Dr. Ralph Maughan is professor emeritus of political science at Idaho State University with specialties in natural resource politics, public opinion, interest groups, political parties, voting and elections. Aside from academic publications, he is author or co-author of three hiking/backpacking guides, and he is President of the Western Watersheds Project.

2 Responses to New Obama Orders on Transparency, FOIA Requests

  1. avatar Ken Cole says:

    Don’t forget about House Joint Resolution 5

    Don’t forget the fact that there are no requirements to maintain a clean cattle or sheep operation. There have been times where I have been out and found dead sheep, from unknown causes, that hadn’t been foraged upon, but left for wolves to eat. I’ve seen dead cattle floating in the Salmon River. I’ve heard about incidents where ranchers leave carcasses laying about with little attempt at keeping them away from wolves. All of these things contribute to conditioning wolves to eating livestock which usually isn’t their first choice of prey.

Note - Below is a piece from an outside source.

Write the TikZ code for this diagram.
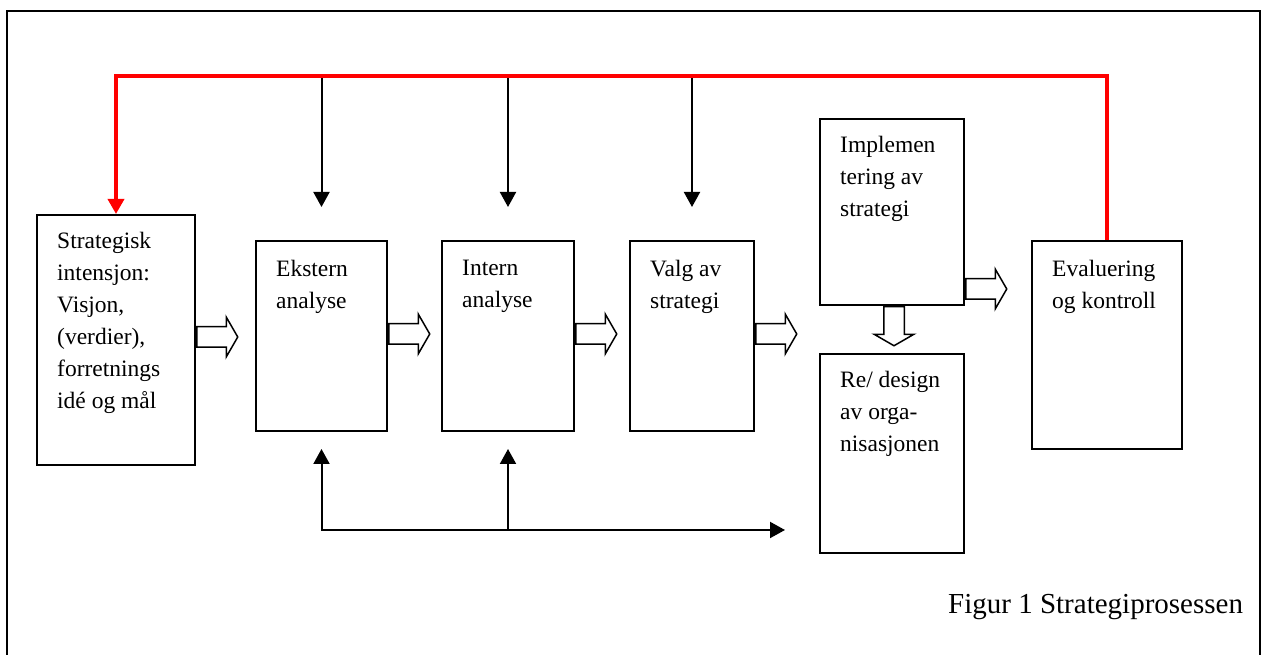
\documentclass[tikz,border=0pt]{standalone}
\usepackage{fontspec}
\setmainfont{Liberation Serif}
\usetikzlibrary{arrows.meta,positioning,shapes.arrows,calc}
\definecolor{fbred}{HTML}{FF0000}

\begin{document}
\begin{tikzpicture}[
  x=1pt, y=1pt,
  >={Triangle[width=16pt,length=15pt]},
  stage/.style={draw, line width=2pt, anchor=north west, inner sep=0pt},
  stagetxt/.style={anchor=north west, align=left, inner sep=0pt, font=\fontsize{23.5}{32}\selectfont},
  flow/.style={single arrow, draw, line width=1.5pt, fill=white, inner sep=0pt, text height=19pt, text depth=0pt, minimum width=38pt, minimum height=41pt, single arrow head extend=9.5pt, single arrow tip angle=120, anchor=tail},
  arr/.style={->, line width=2pt},
  fb/.style={->, line width=3.5pt, color=fbred, >={Triangle[width=16pt,length=15pt]}},
]
\useasboundingbox (0,0) rectangle (1262,655);

% frame
\draw[line width=2pt] (7,0) |- (1260,644) -- (1260,0);

\coordinate (top) at (0,579);
\coordinate (bot) at (0,125);

% stages
\node[stage, minimum width=158pt, minimum height=250pt] (strat) at (36,441) {};
\node[stage, minimum width=131pt, minimum height=190pt] (ekst) at (255,415) {};
\node[stage, minimum width=132pt, minimum height=190pt] (int) at (441,415) {};
\node[stage, minimum width=124pt, minimum height=190pt] (valg) at (629,415) {};
\node[stage, minimum width=144pt, minimum height=186pt] (impl) at (819,537) {};
\node[stage, minimum width=144pt, minimum height=199pt] (redes) at (819,302) {};
\node[stage, minimum width=150pt, minimum height=208pt] (eval) at (1031,415) {};

\node[stagetxt] (strat-t) at ([shift={(21,-18)}]strat.north west) {Strategisk\\intensjon:\\Visjon,\\(verdier),\\forretnings\\idé og mål};
\node[stagetxt] (ekst-t) at ([shift={(21,-20)}]ekst.north west) {Ekstern\\analyse};
\node[stagetxt] (int-t) at ([shift={(21,-20)}]int.north west) {Intern\\analyse};
\node[stagetxt] (valg-t) at ([shift={(21,-20)}]valg.north west) {Valg av\\strategi};
\node[stagetxt] (impl-t) at ([shift={(21,-18)}]impl.north west) {Implemen\\tering av\\strategi};
\node[stagetxt] (redes-t) at ([shift={(21,-18)}]redes.north west) {Re/ design\\av orga-\\nisasjonen};
\node[stagetxt] (eval-t) at ([shift={(21,-20)}]eval.north west) {Evaluering\\og kontroll};

% hollow flow arrows
\node[flow] (f1) at ([yshift=3pt]strat.east) {};
\node[flow] (f2) at ([yshift=2pt]ekst.east) {};
\node[flow] (f3) at ([yshift=2pt]int.east) {};
\node[flow] (f4) at ([yshift=2pt]valg.east) {};
\node[flow] (f5) at ([yshift=17pt]impl.south east) {};
\node[flow, shape border rotate=270, text height=0pt, text width=19pt, minimum height=39pt] (f6) at ([xshift=2pt]impl.south) {};

% inputs from the feedback line
\foreach \s in {ekst,int,valg}
  \draw[arr] (\s.north |- top) -- ([yshift=33pt]\s.north);

% feedback
\draw[fb] (eval.north) |- (top -| strat.north) -- (strat.north);

% bottom loop
\draw[<->, line width=2pt] ([yshift=-17pt]ekst.south) |- ([xshift=-34pt]bot -| redes.west);
\draw[arr] (int.south |- bot) -- ([yshift=-17pt]int.south);

\node[font=\fontsize{29}{34}\selectfont, anchor=base west, inner sep=0pt] (cap) at (948,41) {Figur 1 Strategiprosessen};

\end{tikzpicture}
\end{document}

    Don’t forget about the plan put forth the day after IDFG assumed management over wolves to kill 80% of the wolves in the Lolo Region based on flimsy science. The 10j rule was modified shortly after that so that there was no need to scientifically justify it because everyone knew it couldn’t be done.

    Don’t forget that IDFG has stopped translating any information other than the numbers. No context is given for anything anymore and they withhold information that has been requested even though no one asks for information identifying private individuals.

    I don’t think it is speculation anymore to see that Wildlife Services wants to kill wolves when they recommend in their annual reports that entire wolf packs be killed because they killed 3 measly sheep that were placed right on top of their rendezvous spot causing the problem in the first place.

    One can only wonder what is being planned if the opportunity arises. It is pretty obvious that IDFG and Wildlife Services want to cap the wolves at 2005 levels and that would be no more than 500 wolves.

    If the delisting rule were to be published the IDFG and Wildlife Services know, because this delisting plan will not stand up in court, that they would not get another chance to proceed with a bunch of killing. All of the pieces are in place and the WS resolution with vague definitions about what “chronic” is, and the silence of IDFG about wolves, seems to be the most damning evidence.

    These agencies are accountable to the public and the IDFG in particular is required to manage ALL wildlife under the public trust not just the one’s that they can sell a tag for.

    IDFG has gotten off on the wrong track under the Kempthorne and Otter administrations. They don’t stand up for anything anymore because they have become a subsidiary of the livestock and agriculture industries. This does not bode well for salmon, wolves, pygmy rabbits, sage grouse, bighorn sheep, and many other wildlife species. I’m glad I don’t work for them anymore. They have failed the test.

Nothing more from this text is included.